Pues bien, a pesar de que el tono y los propósitos de la cinta que ahora mismo nos ocupa tengan poco o nada que ver con aquella, no menos cierto es que con su programación, el comité de selección de películas de Zinemaldia puede lucir orgulloso la conquista de uno de los mayores logros a lo que se pueda aspirar a nivel de gran certamen. Repito: no constatar el talento, sino descubrirlo. Esto es ‘La hija de un ladrón’: la confirmación de Belén Funes como directora que puede darnos, en un futuro que ya le pertenece, muchas alegrías. Y esto que su filmografía, de momento, no es especialmente dada a las sonrisas.

Lo demuestra este drama familiar manchado, una vez más, con ciertos amagos de fatalismo de clase obrera que, por suerte, no acaban de concretarse. Ahí está, en gran parte, el gancho de la propuesta: en que a pesar de que todos los elementos que conjuga parece que nos lleven a la más terrible de las líneas de meta (algo que, por otra parte, define el cine de referentes tan de altura como Ken Loach, los hermanos Dardenne o Robert Guédiguian), al final se impone la sensatez y, sobre todo, el cariño sincero de una autora mucho más interesada en acceder a la esencia humana de sus personajes... y no tanto en permitir que las tesis sociales marquen la tónica del relato.

El resultado de dicha política es una película que, a pesar de que su historia esté cimentada en la precariedad y las penalidades, consigue tenerse en pie con total orgullo. Es dura, pero también muy digna: es un producto solidísimo, se mire como se mire. A ello contribuye, sin lugar a dudas, Greta Fernández, actriz protagonista de la función que, al igual que quien la dirige, se luce confirmando su propio talento. En su mirada felina, cargada de miedo, pero también de determinación, anhelos y picaresca, se encuentra buena parte de esa verdad que con tanta convicción persigue Belén Funes.

Tanto ella como su estrella delante de las cámaras se mueven por escenarios urbanos de extrarradio, presididos estos por infraestructuras que parece que quieran engullir a las personas que osen rondar por ahí.
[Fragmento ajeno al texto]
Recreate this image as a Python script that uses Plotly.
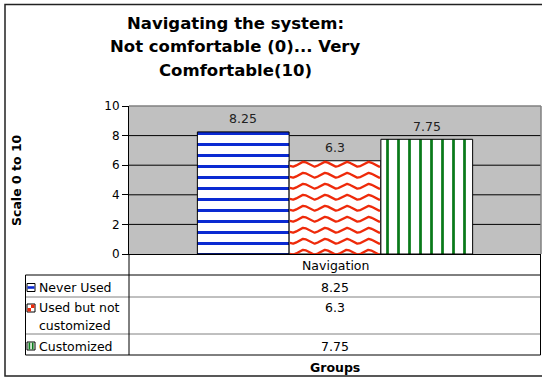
import numpy as np
import plotly.graph_objects as go

# ---- data ----
categories = ["Navigation"]
series_names = ["Never Used", "Used but not customized", "Customized"]
values = [8.25, 6.3, 7.75]
y_ticks = [0, 2, 4, 6, 8, 10]
title_lines = ["Navigating the system:", "Not comfortable (0)... Very", "Comfortable(10)"]
y_title = "Scale 0 to 10"
x_title = "Groups"

# ---- geometry (pixels) ----
W, H = 542, 377
L, R, T, B = 129, 541, 106, 254          # plot area
XR = 2.245                               # half range of the x axis
bar_x = [-1, 0, 1]                       # one slot per series
PXX = (R - L) / (2 * XR)                 # px per x unit
PXY = (B - T) / 10.0                     # px per y unit

BLUE = "#0A2AD2"
RED = "#EE2A0A"
GREEN = "#0A7A1A"
FONT = "DejaVu Sans"


def px(x):
    return (x - L) / (R - L)


def py(y):
    return (B - y) / (B - T)


fig = go.Figure()

# bars
fig.add_trace(go.Bar(
    x=[bar_x[0]], y=[values[0]], width=1, name=series_names[0],
    marker=dict(color="white", opacity=1, line=dict(color="black", width=1),
                pattern=dict(shape="-", fgcolor=BLUE, bgcolor="white",
                             fgopacity=1, size=11, solidity=0.27)),
    opacity=1, hoverinfo="skip"))
fig.add_trace(go.Bar(
    x=[bar_x[1]], y=[values[1]], width=1, name=series_names[1],
    marker=dict(color="white", opacity=1, line=dict(color="black", width=1)),
    opacity=1, hoverinfo="skip"))
fig.add_trace(go.Bar(
    x=[bar_x[2]], y=[values[2]], width=1, name=series_names[2],
    marker=dict(color="white", opacity=1, line=dict(color="black", width=1),
                pattern=dict(shape="|", fgcolor=GREEN, bgcolor="white",
                             fgopacity=1, size=11, solidity=0.25)),
    opacity=1, hoverinfo="skip"))

# wavy fill for the middle bar, built from its value
v = values[1]
x0 = bar_x[1] - 0.5 + 0.8 / PXX
x1 = bar_x[1] + 0.5 - 0.8 / PXX
xx = np.linspace(x0, x1, 240)
amp = 2.4 / PXY
wx, wy = [], []
k = 0
while True:
    yc = v - (3.5 + 11 * k) / PXY
    if yc + amp < 0:
        break
    yy = yc + amp * np.cos(2 * np.pi * ((xx - (bar_x[1] - 0.5)) * PXX - 14.3) / 21.7)
    wx += list(xx) + [None]
    wy += list(yy) + [None]
    k += 1
fig.add_trace(go.Scatter(x=wx, y=wy, mode="lines",
                         line=dict(color=RED, width=2.3),
                         hoverinfo="skip", showlegend=False))

shapes = []
# horizontal grid lines
for t in y_ticks[1:-1]:
    shapes.append(dict(type="line", xref="paper", yref="y", x0=0, x1=1, y0=t, y1=t,
                       line=dict(color="black", width=1), layer="below"))
# plot area top / right border
shapes.append(dict(type="line", xref="paper", yref="paper", x0=0, x1=1, y0=1, y1=1,
                   line=dict(color="#808080", width=1.5), layer="above"))
shapes.append(dict(type="line", xref="paper", yref="paper", x0=1, x1=1, y0=0, y1=1,
                   line=dict(color="#808080", width=1.5), layer="above"))

# data table lines
def hline(y, xa, xb, color="black"):
    shapes.append(dict(type="line", xref="paper", yref="paper",
                       x0=px(xa), x1=px(xb), y0=py(y), y1=py(y),
                       line=dict(color=color, width=1)))


def vline(x, ya, yb, color="black"):
    shapes.append(dict(type="line", xref="paper", yref="paper",
                       x0=px(x), x1=px(x), y0=py(ya), y1=py(yb),
                       line=dict(color=color, width=1)))


TL = 25.5
hline(275, TL, R - 0.5)
hline(297, TL, R - 0.5, "#808080")
hline(334, TL, R - 0.5, "#808080")
hline(355, TL, R - 0.5)
vline(TL, 275, 355)
vline(L, B, 355)
vline(R - 0.5, B, 355)

# outer chart frame
shapes.append(dict(type="rect", xref="paper", yref="paper",
                   x0=px(5), x1=px(560), y0=py(4.5), y1=py(376),
                   line=dict(color="#222222", width=1.5)))

# legend keys in the table
row_y = [287.5, 308.0, 346.0]
KX0, KX1 = 27, 35


def key_box(yc):
    shapes.append(dict(type="rect", xref="paper", yref="paper",
                       x0=px(KX0), x1=px(KX1), y0=py(yc - 4), y1=py(yc + 4),
                       line=dict(color="black", width=1), fillcolor="white"))


def key_fill(xa, xb, ya, yb, color):
    shapes.append(dict(type="rect", xref="paper", yref="paper",
                       x0=px(xa), x1=px(xb), y0=py(ya), y1=py(yb),
                       line=dict(width=0), fillcolor=color))


key_box(row_y[0])
key_fill(KX0 + 0.5, KX1 - 0.5, row_y[0] - 1.3, row_y[0] + 1.3, BLUE)
key_box(row_y[1])
key_fill(KX0 + 0.5, KX0 + 4, row_y[1], row_y[1] + 3.5, RED)
key_fill(KX0 + 4, KX1 - 0.5, row_y[1] - 3.5, row_y[1], RED)
key_box(row_y[2])
key_fill(KX0 + 1.5, KX0 + 3.3, row_y[2] - 3.5, row_y[2] + 3.5, GREEN)
key_fill(KX0 + 4.8, KX0 + 6.6, row_y[2] - 3.5, row_y[2] + 3.5, GREEN)

annotations = []


def label(text, x, y, size=12.5, bold=False, xanchor="center", angle=0):
    annotations.append(dict(
        text=text, xref="paper", yref="paper", x=px(x), y=py(y),
        xanchor=xanchor, yanchor="middle", showarrow=False, textangle=angle,
        font=dict(family=FONT, size=size, color="black",
                  weight="bold" if bold else "normal")))


# title, three centred lines
for line_text, ty in zip(title_lines, [23.5, 47, 70.5]):
    label(line_text, 235, ty, size=16.5, bold=True)

label(y_title, 16, 180, size=12.5, bold=True, angle=-90)
label(x_title, 335, 367, size=12.5, bold=True)

# value labels above the bars
for xi, val in zip(bar_x, values):
    annotations.append(dict(
        text=f"{val:g}", x=xi, y=val, xref="x", yref="y", yshift=13,
        xanchor="center", yanchor="middle", showarrow=False,
        font=dict(family=FONT, size=12.5, color="#222222")))

# table contents
mid_x = (L + R) / 2
label(categories[0], mid_x, 265.5)
label(f"{values[0]:g}", mid_x, row_y[0])
label(f"{values[1]:g}", mid_x, 307.5)
label(f"{values[2]:g}", mid_x, row_y[2])
label("Never Used", 37, row_y[0], xanchor="left")
label("Used but not", 37, 307.5, xanchor="left")
label("customized", 37, 325.5, xanchor="left")
label(series_names[2], 37, row_y[2], xanchor="left")

fig.update_layout(
    width=W, height=H, autosize=False,
    margin=dict(l=L, r=W - R, t=T, b=H - B, pad=0),
    paper_bgcolor="white", plot_bgcolor="#C0C0C0",
    barmode="overlay", showlegend=False,
    shapes=shapes, annotations=annotations,
    xaxis=dict(range=[-XR, XR], showticklabels=False, showgrid=False,
               zeroline=False, showline=True, linecolor="black", linewidth=1,
               ticks="", fixedrange=True),
    yaxis=dict(range=[0, 10], tickvals=y_ticks, showgrid=False, zeroline=False,
               showline=True, linecolor="black", linewidth=1,
               ticks="outside", ticklen=6, tickcolor="black", tickwidth=1,
               tickfont=dict(family=FONT, size=12, color="black"),
               fixedrange=True),
)

fig.write_html("out.html")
En estos paisajes tan desalentadores, el factor humano se ve presa de una soledad insoportable, y siente la tentación de disolverse; de ceder ante la frialdad draconiana y magnitud gargantuesca de un entorno implacable. A todo esto, y como no podía ser de otra manera, cuesta definir los lazos afectivos (y de sangre, claro) que unen a las piezas sobre el tablero. Es la realidad colectiva, que una vez más, intenta imponerse a la más íntima. Pero ahí está Belén Funes para proteger esta última: no perdiéndole la pista, pero al mismo tiempo, dejando que respire, permitiendo que su encanto surja por sus propios medios.